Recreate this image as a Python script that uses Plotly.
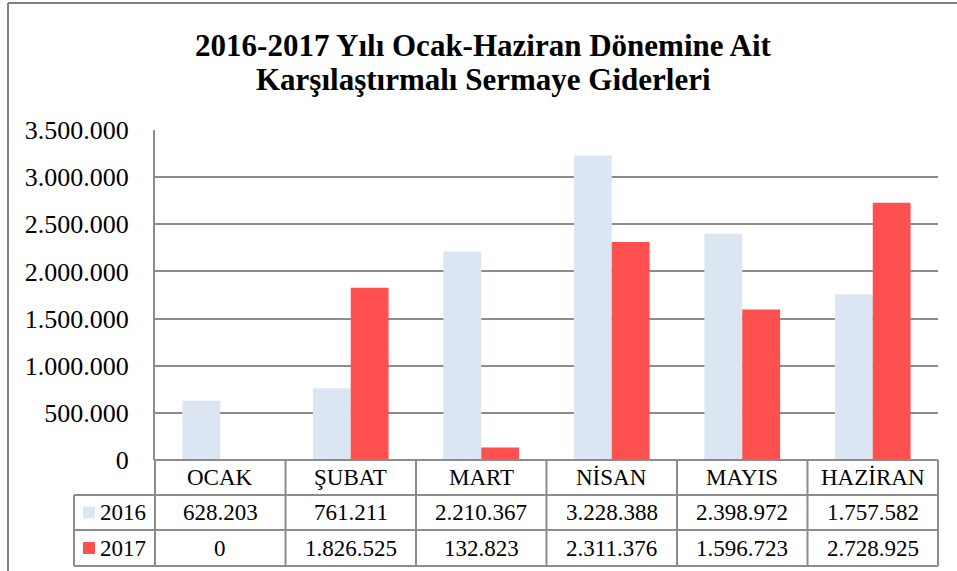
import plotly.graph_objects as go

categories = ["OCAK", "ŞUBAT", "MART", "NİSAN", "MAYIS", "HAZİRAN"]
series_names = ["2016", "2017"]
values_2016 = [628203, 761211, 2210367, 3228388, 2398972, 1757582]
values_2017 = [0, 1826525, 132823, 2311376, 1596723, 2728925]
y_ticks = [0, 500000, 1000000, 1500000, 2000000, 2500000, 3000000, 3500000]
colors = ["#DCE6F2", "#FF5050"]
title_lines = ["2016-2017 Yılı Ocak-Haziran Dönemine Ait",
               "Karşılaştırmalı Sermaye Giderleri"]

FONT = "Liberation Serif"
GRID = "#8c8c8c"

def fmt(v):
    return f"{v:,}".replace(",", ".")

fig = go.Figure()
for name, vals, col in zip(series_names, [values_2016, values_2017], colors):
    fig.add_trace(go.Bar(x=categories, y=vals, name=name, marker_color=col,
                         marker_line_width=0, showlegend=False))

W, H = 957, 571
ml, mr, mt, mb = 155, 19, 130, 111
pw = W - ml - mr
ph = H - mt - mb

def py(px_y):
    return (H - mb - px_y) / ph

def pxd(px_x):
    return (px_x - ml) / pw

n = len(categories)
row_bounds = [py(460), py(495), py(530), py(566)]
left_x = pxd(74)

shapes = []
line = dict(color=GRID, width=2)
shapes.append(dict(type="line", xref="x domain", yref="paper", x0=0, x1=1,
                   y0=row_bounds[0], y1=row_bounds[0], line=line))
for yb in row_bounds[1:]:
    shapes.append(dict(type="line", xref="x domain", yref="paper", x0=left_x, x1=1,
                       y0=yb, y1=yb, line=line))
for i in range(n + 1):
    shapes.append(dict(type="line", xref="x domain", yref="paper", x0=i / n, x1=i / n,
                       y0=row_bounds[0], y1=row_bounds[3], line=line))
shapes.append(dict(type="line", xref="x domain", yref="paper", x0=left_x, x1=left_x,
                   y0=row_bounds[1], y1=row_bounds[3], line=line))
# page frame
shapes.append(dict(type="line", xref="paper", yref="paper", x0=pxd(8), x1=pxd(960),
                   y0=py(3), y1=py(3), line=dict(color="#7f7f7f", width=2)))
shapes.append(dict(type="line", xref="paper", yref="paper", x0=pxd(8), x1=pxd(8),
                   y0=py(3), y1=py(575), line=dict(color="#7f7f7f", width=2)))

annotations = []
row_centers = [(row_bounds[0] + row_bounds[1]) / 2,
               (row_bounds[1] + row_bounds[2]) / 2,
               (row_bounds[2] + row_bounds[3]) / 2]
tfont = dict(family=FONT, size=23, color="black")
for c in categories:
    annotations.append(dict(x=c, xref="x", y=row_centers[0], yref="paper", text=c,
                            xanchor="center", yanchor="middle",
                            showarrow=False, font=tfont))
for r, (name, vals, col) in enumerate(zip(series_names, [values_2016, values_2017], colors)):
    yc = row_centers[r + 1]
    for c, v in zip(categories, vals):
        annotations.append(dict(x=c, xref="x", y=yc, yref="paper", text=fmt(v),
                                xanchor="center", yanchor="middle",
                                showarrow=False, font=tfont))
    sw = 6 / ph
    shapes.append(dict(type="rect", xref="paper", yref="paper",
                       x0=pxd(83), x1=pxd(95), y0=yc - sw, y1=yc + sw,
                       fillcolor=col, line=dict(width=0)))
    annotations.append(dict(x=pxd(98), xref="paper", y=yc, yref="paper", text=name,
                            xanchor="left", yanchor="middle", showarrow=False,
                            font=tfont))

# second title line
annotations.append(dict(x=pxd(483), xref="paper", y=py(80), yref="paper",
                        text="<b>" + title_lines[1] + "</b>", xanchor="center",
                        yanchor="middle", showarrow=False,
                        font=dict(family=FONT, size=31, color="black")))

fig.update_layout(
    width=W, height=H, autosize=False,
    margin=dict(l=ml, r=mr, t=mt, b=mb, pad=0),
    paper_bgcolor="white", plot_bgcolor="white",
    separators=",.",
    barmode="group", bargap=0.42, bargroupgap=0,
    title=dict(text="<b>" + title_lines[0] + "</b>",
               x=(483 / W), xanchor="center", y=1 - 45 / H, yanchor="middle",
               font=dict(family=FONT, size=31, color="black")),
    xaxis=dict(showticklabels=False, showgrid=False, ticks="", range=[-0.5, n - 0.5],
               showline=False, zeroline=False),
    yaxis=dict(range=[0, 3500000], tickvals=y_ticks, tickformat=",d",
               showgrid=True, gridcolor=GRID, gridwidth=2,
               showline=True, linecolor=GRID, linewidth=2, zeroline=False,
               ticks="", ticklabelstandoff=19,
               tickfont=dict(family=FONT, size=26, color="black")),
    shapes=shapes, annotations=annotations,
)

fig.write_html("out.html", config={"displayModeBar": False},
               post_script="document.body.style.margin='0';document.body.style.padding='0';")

> GIVEN EXERCISE
Set every line down exactly as written, leaving each picture out.

> EXERCISE RESULT
Recreate this image as a Python script that uses Plotly.
import plotly.graph_objects as go

categories = ["OCAK", "ŞUBAT", "MART", "NİSAN", "MAYIS", "HAZİRAN"]
series_names = ["2016", "2017"]
values_2016 = [628203, 761211, 2210367, 3228388, 2398972, 1757582]
values_2017 = [0, 1826525, 132823, 2311376, 1596723, 2728925]
y_ticks = [0, 500000, 1000000, 1500000, 2000000, 2500000, 3000000, 3500000]
colors = ["#DCE6F2", "#FF5050"]
title_lines = ["2016-2017 Yılı Ocak-Haziran Dönemine Ait",
               "Karşılaştırmalı Sermaye Giderleri"]

FONT = "Liberation Serif"
GRID = "#8c8c8c"

def fmt(v):
    return f"{v:,}".replace(",", ".")

fig = go.Figure()
for name, vals, col in zip(series_names, [values_2016, values_2017], colors):
    fig.add_trace(go.Bar(x=categories, y=vals, name=name, marker_color=col,
                         marker_line_width=0, showlegend=False))

W, H = 957, 571
ml, mr, mt, mb = 155, 19, 130, 111
pw = W - ml - mr
ph = H - mt - mb

def py(px_y):
    return (H - mb - px_y) / ph

def pxd(px_x):
    return (px_x - ml) / pw

n = len(categories)
row_bounds = [py(460), py(495), py(530), py(566)]
left_x = pxd(74)

shapes = []
line = dict(color=GRID, width=2)
shapes.append(dict(type="line", xref="x domain", yref="paper", x0=0, x1=1,
                   y0=row_bounds[0], y1=row_bounds[0], line=line))
for yb in row_bounds[1:]:
    shapes.append(dict(type="line", xref="x domain", yref="paper", x0=left_x, x1=1,
                       y0=yb, y1=yb, line=line))
for i in range(n + 1):
    shapes.append(dict(type="line", xref="x domain", yref="paper", x0=i / n, x1=i / n,
                       y0=row_bounds[0], y1=row_bounds[3], line=line))
shapes.append(dict(type="line", xref="x domain", yref="paper", x0=left_x, x1=left_x,
                   y0=row_bounds[1], y1=row_bounds[3], line=line))
# page frame
shapes.append(dict(type="line", xref="paper", yref="paper", x0=pxd(8), x1=pxd(960),
                   y0=py(3), y1=py(3), line=dict(color="#7f7f7f", width=2)))
shapes.append(dict(type="line", xref="paper", yref="paper", x0=pxd(8), x1=pxd(8),
                   y0=py(3), y1=py(575), line=dict(color="#7f7f7f", width=2)))

annotations = []
row_centers = [(row_bounds[0] + row_bounds[1]) / 2,
               (row_bounds[1] + row_bounds[2]) / 2,
               (row_bounds[2] + row_bounds[3]) / 2]
tfont = dict(family=FONT, size=23, color="black")
for c in categories:
    annotations.append(dict(x=c, xref="x", y=row_centers[0], yref="paper", text=c,
                            xanchor="center", yanchor="middle",
                            showarrow=False, font=tfont))
for r, (name, vals, col) in enumerate(zip(series_names, [values_2016, values_2017], colors)):
    yc = row_centers[r + 1]
    for c, v in zip(categories, vals):
        annotations.append(dict(x=c, xref="x", y=yc, yref="paper", text=fmt(v),
                                xanchor="center", yanchor="middle",
                                showarrow=False, font=tfont))
    sw = 6 / ph
    shapes.append(dict(type="rect", xref="paper", yref="paper",
                       x0=pxd(83), x1=pxd(95), y0=yc - sw, y1=yc + sw,
                       fillcolor=col, line=dict(width=0)))
    annotations.append(dict(x=pxd(98), xref="paper", y=yc, yref="paper", text=name,
                            xanchor="left", yanchor="middle", showarrow=False,
                            font=tfont))

# second title line
annotations.append(dict(x=pxd(483), xref="paper", y=py(80), yref="paper",
                        text="<b>" + title_lines[1] + "</b>", xanchor="center",
                        yanchor="middle", showarrow=False,
                        font=dict(family=FONT, size=31, color="black")))

fig.update_layout(
    width=W, height=H, autosize=False,
    margin=dict(l=ml, r=mr, t=mt, b=mb, pad=0),
    paper_bgcolor="white", plot_bgcolor="white",
    separators=",.",
    barmode="group", bargap=0.42, bargroupgap=0,
    title=dict(text="<b>" + title_lines[0] + "</b>",
               x=(483 / W), xanchor="center", y=1 - 45 / H, yanchor="middle",
               font=dict(family=FONT, size=31, color="black")),
    xaxis=dict(showticklabels=False, showgrid=False, ticks="", range=[-0.5, n - 0.5],
               showline=False, zeroline=False),
    yaxis=dict(range=[0, 3500000], tickvals=y_ticks, tickformat=",d",
               showgrid=True, gridcolor=GRID, gridwidth=2,
               showline=True, linecolor=GRID, linewidth=2, zeroline=False,
               ticks="", ticklabelstandoff=19,
               tickfont=dict(family=FONT, size=26, color="black")),
    shapes=shapes, annotations=annotations,
)

fig.write_html("out.html", config={"displayModeBar": False},
               post_script="document.body.style.margin='0';document.body.style.padding='0';")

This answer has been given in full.